Using the listing below, please print exactly the lines from the one with "Reproduce this chart with D3.js." through the one with "const fmt = v". Leave out every picture.

Charts and diagrams as code:
— start —
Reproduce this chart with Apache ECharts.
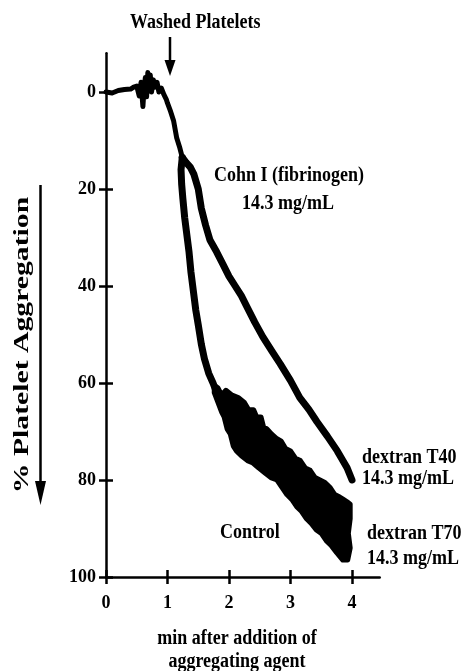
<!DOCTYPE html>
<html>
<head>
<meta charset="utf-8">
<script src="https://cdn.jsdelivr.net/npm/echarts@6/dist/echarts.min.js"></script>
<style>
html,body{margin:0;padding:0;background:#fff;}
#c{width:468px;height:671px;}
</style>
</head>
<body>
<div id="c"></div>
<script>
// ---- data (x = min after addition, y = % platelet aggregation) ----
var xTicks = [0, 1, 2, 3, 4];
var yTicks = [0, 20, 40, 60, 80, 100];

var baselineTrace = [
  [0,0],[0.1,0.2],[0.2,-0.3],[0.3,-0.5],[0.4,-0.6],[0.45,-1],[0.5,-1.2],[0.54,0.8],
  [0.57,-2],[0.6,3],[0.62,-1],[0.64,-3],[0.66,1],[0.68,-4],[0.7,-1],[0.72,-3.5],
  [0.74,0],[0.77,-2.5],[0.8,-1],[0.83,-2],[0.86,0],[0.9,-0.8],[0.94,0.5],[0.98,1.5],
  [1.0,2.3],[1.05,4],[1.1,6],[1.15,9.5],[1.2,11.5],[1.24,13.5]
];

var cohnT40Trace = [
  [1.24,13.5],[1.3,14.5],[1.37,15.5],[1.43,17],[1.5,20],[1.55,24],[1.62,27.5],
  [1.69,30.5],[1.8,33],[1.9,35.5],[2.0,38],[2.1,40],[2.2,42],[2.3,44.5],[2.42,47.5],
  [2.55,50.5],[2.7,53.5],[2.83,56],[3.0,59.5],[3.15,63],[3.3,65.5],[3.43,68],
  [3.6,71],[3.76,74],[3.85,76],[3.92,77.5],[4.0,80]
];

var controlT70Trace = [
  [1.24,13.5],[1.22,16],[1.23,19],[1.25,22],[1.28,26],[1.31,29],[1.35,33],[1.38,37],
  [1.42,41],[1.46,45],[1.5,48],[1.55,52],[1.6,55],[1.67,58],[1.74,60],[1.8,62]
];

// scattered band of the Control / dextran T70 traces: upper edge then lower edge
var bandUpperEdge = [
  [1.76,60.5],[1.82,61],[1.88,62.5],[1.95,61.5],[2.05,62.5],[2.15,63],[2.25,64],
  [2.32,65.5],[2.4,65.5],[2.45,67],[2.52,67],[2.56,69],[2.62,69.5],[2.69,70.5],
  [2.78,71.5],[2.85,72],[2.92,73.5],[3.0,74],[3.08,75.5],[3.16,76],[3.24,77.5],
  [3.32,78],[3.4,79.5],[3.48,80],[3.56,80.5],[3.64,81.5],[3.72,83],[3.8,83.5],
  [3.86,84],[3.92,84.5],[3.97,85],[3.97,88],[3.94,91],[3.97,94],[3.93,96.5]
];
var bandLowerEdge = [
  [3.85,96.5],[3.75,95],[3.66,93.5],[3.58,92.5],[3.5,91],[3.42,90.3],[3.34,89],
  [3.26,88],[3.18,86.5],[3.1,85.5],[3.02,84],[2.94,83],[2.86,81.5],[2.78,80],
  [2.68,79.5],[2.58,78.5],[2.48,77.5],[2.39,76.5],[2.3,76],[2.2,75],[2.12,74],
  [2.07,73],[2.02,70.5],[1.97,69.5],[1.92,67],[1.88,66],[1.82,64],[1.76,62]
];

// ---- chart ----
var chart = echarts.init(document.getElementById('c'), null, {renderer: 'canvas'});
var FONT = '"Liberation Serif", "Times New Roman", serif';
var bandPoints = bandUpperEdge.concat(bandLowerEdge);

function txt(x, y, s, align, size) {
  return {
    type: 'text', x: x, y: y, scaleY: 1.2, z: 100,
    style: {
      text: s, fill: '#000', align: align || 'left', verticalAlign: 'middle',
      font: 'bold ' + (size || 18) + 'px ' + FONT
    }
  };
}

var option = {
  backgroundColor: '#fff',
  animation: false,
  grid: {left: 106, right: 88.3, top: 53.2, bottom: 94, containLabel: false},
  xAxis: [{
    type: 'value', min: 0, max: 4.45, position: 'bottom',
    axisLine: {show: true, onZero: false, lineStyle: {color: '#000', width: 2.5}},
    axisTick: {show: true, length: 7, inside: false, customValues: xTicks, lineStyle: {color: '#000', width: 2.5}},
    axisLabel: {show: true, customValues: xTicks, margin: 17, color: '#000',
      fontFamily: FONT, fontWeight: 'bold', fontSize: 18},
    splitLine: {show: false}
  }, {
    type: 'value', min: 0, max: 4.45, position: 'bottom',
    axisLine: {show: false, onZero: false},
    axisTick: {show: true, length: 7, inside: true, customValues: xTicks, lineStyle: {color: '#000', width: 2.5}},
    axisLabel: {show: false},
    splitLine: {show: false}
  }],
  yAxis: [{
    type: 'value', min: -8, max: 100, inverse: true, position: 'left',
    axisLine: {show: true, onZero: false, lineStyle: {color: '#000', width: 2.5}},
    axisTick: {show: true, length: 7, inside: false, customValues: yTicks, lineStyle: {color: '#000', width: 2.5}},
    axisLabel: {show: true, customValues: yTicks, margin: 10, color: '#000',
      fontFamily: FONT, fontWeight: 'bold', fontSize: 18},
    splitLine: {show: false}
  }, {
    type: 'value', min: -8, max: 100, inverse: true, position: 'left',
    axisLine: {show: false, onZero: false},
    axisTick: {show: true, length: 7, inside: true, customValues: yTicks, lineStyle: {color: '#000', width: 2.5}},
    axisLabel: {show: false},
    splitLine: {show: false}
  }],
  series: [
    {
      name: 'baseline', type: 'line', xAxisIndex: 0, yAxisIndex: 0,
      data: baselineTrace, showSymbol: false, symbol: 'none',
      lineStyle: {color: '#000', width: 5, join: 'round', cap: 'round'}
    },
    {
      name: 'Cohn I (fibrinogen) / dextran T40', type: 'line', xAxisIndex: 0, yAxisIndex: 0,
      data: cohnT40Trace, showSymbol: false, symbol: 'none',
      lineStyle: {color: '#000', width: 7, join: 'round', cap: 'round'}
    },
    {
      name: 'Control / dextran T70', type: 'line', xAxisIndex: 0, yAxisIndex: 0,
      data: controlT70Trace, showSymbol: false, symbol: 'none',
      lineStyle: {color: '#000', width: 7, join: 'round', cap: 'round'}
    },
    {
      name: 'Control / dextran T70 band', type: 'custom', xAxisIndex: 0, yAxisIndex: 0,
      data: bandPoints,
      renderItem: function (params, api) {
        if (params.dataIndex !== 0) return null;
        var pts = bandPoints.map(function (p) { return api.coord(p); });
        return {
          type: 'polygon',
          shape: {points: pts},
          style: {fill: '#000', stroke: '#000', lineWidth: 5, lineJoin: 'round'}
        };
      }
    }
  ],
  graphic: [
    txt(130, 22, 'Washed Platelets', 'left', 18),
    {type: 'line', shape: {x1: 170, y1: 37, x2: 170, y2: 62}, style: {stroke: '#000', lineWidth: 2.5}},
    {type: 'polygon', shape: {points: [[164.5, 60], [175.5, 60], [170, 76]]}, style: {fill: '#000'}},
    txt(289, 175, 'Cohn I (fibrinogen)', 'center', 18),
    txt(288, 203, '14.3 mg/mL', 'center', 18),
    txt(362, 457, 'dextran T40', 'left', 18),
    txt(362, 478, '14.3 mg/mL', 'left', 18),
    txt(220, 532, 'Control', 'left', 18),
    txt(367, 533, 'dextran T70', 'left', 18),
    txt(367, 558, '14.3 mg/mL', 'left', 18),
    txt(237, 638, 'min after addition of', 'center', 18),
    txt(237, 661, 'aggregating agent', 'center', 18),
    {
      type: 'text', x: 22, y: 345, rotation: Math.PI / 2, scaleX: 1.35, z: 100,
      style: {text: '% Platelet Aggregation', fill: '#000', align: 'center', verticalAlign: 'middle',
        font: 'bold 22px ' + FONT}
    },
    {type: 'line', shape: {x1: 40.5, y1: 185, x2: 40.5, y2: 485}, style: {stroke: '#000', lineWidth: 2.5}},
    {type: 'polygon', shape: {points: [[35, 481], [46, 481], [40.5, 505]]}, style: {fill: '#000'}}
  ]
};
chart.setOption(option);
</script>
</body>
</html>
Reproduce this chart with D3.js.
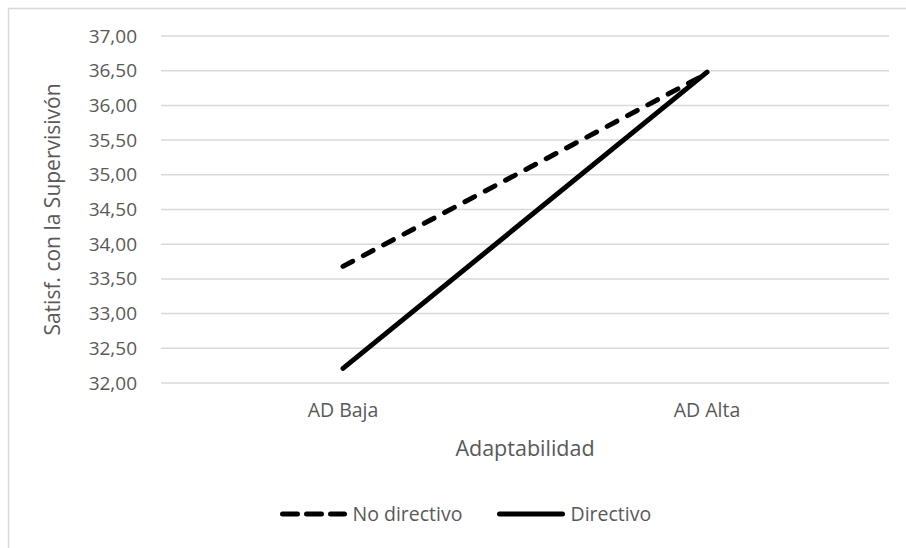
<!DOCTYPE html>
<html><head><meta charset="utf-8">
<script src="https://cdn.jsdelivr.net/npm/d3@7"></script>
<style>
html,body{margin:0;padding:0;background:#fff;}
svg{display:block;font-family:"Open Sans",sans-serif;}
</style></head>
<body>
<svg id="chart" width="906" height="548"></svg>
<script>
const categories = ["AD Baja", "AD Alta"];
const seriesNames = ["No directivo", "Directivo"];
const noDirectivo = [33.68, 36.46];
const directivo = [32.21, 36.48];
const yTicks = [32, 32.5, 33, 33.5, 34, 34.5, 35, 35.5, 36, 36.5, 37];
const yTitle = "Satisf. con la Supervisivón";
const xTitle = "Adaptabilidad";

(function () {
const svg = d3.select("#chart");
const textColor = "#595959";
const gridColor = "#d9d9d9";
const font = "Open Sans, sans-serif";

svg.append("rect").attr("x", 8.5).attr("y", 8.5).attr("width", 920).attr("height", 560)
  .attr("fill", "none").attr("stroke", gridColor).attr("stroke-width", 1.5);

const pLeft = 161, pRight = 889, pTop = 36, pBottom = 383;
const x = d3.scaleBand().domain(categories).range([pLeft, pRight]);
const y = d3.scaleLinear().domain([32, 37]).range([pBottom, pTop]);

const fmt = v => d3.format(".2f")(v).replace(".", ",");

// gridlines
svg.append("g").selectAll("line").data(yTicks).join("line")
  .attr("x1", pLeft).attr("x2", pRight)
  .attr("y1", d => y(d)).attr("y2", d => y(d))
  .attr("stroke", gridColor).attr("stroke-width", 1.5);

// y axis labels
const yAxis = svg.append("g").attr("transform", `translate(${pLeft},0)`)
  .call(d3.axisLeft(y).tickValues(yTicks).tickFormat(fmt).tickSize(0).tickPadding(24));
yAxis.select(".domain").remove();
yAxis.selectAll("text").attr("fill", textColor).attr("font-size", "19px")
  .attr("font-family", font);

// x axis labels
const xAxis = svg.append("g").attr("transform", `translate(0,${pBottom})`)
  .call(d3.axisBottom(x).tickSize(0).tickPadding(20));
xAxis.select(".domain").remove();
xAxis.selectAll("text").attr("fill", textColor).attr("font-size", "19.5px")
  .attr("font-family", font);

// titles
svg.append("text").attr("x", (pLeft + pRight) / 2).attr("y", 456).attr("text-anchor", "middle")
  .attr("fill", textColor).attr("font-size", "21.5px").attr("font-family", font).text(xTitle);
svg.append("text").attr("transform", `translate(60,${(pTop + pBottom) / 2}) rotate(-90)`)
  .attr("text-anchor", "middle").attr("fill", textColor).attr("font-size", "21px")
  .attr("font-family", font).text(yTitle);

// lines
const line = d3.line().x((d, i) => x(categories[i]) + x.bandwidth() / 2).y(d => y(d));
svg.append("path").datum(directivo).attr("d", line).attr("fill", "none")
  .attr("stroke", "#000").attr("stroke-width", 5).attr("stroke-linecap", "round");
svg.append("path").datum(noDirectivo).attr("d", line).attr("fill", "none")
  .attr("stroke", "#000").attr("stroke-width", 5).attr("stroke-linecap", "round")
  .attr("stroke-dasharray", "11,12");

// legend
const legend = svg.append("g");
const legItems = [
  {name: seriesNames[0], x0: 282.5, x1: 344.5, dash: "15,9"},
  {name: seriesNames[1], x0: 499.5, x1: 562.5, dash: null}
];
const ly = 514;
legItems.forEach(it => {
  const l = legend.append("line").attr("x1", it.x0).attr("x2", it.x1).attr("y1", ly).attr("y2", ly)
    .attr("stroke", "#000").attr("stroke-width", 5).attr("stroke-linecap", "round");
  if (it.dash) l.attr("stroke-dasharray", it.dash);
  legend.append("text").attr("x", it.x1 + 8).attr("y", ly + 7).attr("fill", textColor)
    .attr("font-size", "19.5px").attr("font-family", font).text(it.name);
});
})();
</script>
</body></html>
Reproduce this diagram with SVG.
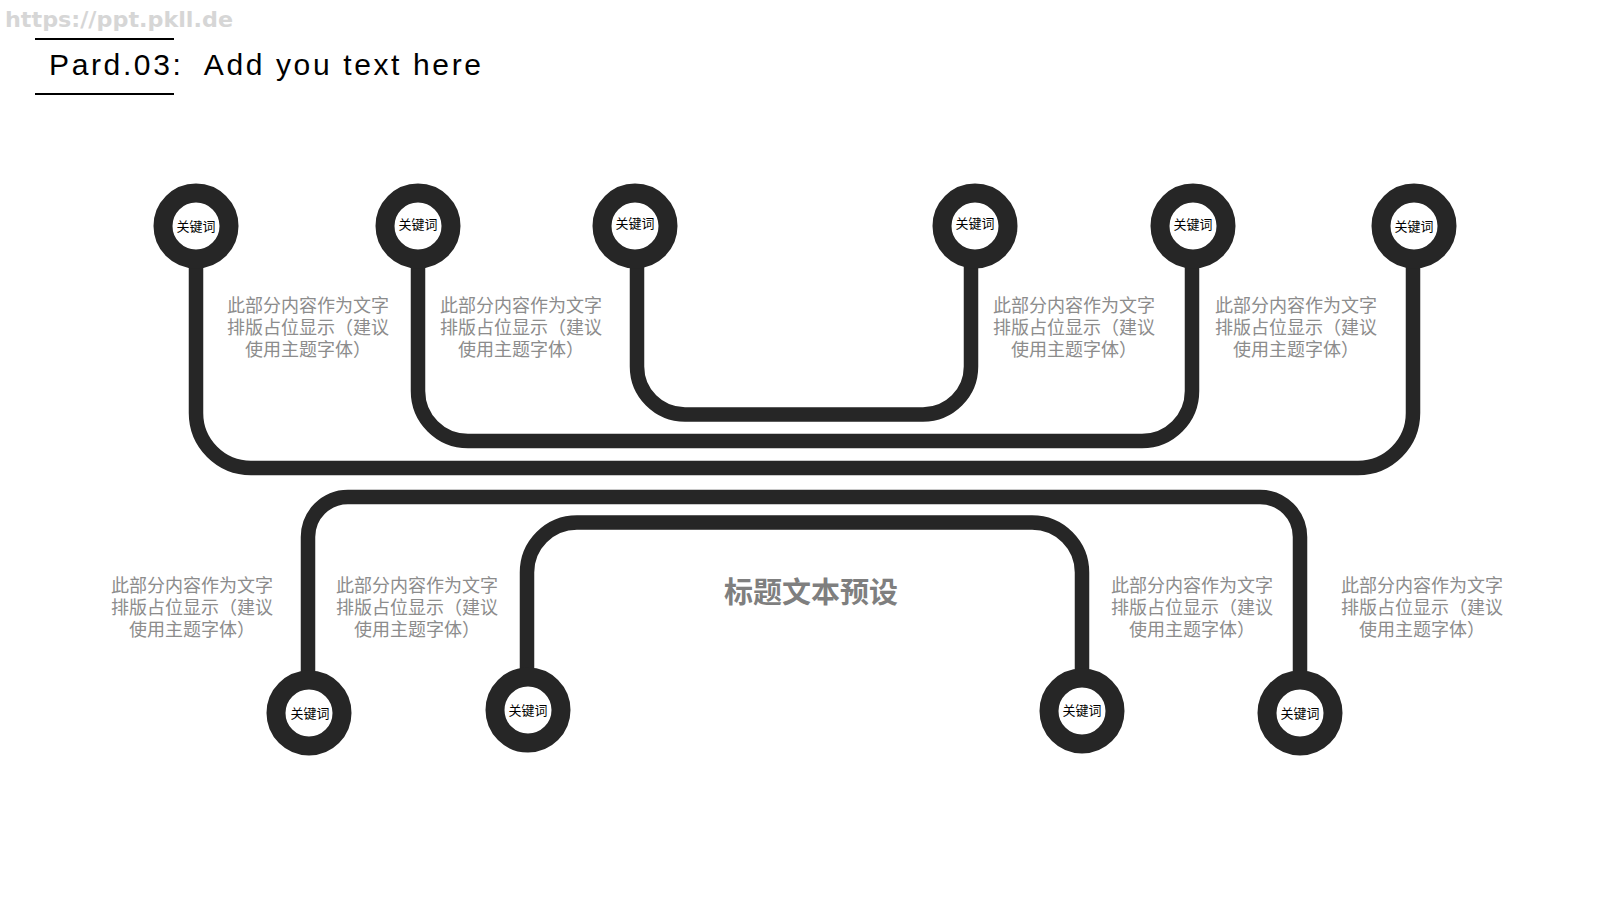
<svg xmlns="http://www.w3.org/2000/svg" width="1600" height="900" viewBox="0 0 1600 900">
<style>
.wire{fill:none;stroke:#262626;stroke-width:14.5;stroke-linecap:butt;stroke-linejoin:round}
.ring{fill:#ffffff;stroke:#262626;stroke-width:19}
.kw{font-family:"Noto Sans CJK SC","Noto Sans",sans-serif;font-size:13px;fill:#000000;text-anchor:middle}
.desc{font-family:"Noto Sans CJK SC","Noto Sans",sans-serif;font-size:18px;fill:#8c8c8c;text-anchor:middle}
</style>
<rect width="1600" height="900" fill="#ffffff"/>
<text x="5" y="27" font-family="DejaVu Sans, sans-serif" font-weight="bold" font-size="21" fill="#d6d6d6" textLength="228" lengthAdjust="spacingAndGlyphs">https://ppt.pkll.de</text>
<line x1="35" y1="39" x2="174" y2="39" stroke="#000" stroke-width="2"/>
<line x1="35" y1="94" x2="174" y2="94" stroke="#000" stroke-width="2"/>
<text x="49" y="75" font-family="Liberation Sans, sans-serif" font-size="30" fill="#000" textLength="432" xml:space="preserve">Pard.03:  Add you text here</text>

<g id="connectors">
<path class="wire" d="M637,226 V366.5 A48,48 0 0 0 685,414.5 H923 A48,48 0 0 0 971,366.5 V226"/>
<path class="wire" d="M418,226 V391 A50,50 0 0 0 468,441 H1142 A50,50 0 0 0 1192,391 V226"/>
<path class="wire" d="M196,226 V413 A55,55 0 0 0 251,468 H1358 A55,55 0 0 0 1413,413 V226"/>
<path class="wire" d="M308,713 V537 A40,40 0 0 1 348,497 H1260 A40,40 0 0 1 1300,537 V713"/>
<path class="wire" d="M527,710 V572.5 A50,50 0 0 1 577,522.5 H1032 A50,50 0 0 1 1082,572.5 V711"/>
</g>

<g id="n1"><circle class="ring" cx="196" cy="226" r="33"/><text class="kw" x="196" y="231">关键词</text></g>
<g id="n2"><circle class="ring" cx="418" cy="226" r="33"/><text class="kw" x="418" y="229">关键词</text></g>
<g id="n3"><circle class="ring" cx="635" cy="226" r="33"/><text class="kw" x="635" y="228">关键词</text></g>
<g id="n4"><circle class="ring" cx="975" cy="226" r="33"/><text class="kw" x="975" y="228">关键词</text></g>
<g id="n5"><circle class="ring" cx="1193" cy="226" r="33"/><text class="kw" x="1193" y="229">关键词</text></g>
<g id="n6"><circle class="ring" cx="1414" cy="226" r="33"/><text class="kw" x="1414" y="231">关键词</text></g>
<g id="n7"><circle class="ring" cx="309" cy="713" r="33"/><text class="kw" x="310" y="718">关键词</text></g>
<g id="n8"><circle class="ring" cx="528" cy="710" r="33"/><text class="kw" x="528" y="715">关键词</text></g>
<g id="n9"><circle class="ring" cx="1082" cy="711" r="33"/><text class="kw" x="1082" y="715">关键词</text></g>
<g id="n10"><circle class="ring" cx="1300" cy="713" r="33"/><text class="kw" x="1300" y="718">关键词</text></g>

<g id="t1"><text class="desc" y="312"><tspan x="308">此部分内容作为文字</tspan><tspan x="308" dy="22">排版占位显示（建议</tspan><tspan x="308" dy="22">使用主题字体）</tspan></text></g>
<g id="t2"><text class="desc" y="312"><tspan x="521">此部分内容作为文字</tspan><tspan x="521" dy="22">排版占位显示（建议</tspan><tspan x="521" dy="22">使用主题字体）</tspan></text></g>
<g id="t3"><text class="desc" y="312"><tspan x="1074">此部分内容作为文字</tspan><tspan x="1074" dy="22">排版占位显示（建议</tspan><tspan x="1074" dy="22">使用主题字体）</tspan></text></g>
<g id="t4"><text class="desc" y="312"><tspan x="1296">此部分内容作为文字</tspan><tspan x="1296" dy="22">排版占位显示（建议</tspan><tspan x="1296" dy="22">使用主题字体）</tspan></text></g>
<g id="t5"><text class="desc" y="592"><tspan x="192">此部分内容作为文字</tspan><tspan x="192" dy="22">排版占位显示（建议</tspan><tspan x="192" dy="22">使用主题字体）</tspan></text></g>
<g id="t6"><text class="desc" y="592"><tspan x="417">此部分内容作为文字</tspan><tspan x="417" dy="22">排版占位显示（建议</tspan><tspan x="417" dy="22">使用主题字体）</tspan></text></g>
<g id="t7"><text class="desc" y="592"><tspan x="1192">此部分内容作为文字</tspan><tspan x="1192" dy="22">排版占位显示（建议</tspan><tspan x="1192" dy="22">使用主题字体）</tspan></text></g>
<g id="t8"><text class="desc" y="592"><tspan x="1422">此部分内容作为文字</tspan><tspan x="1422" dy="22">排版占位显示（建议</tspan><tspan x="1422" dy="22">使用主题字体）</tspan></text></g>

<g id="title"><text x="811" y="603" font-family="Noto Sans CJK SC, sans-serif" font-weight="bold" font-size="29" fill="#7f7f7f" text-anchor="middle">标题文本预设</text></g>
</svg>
— end —
COMPLETE OUTPUT
Reproduce this chart with D3.js.
<!DOCTYPE html>
<html><head><meta charset="utf-8">
<script src="https://cdn.jsdelivr.net/npm/d3@7"></script>
<style>
html,body{margin:0;padding:0;background:#fff;}
svg{display:block;font-family:"Open Sans",sans-serif;}
</style></head>
<body>
<svg id="chart" width="906" height="548"></svg>
<script>
const categories = ["AD Baja", "AD Alta"];
const seriesNames = ["No directivo", "Directivo"];
const noDirectivo = [33.68, 36.46];
const directivo = [32.21, 36.48];
const yTicks = [32, 32.5, 33, 33.5, 34, 34.5, 35, 35.5, 36, 36.5, 37];
const yTitle = "Satisf. con la Supervisivón";
const xTitle = "Adaptabilidad";

(function () {
const svg = d3.select("#chart");
const textColor = "#595959";
const gridColor = "#d9d9d9";
const font = "Open Sans, sans-serif";

svg.append("rect").attr("x", 8.5).attr("y", 8.5).attr("width", 920).attr("height", 560)
  .attr("fill", "none").attr("stroke", gridColor).attr("stroke-width", 1.5);

const pLeft = 161, pRight = 889, pTop = 36, pBottom = 383;
const x = d3.scaleBand().domain(categories).range([pLeft, pRight]);
const y = d3.scaleLinear().domain([32, 37]).range([pBottom, pTop]);

const fmt = v => d3.format(".2f")(v).replace(".", ",");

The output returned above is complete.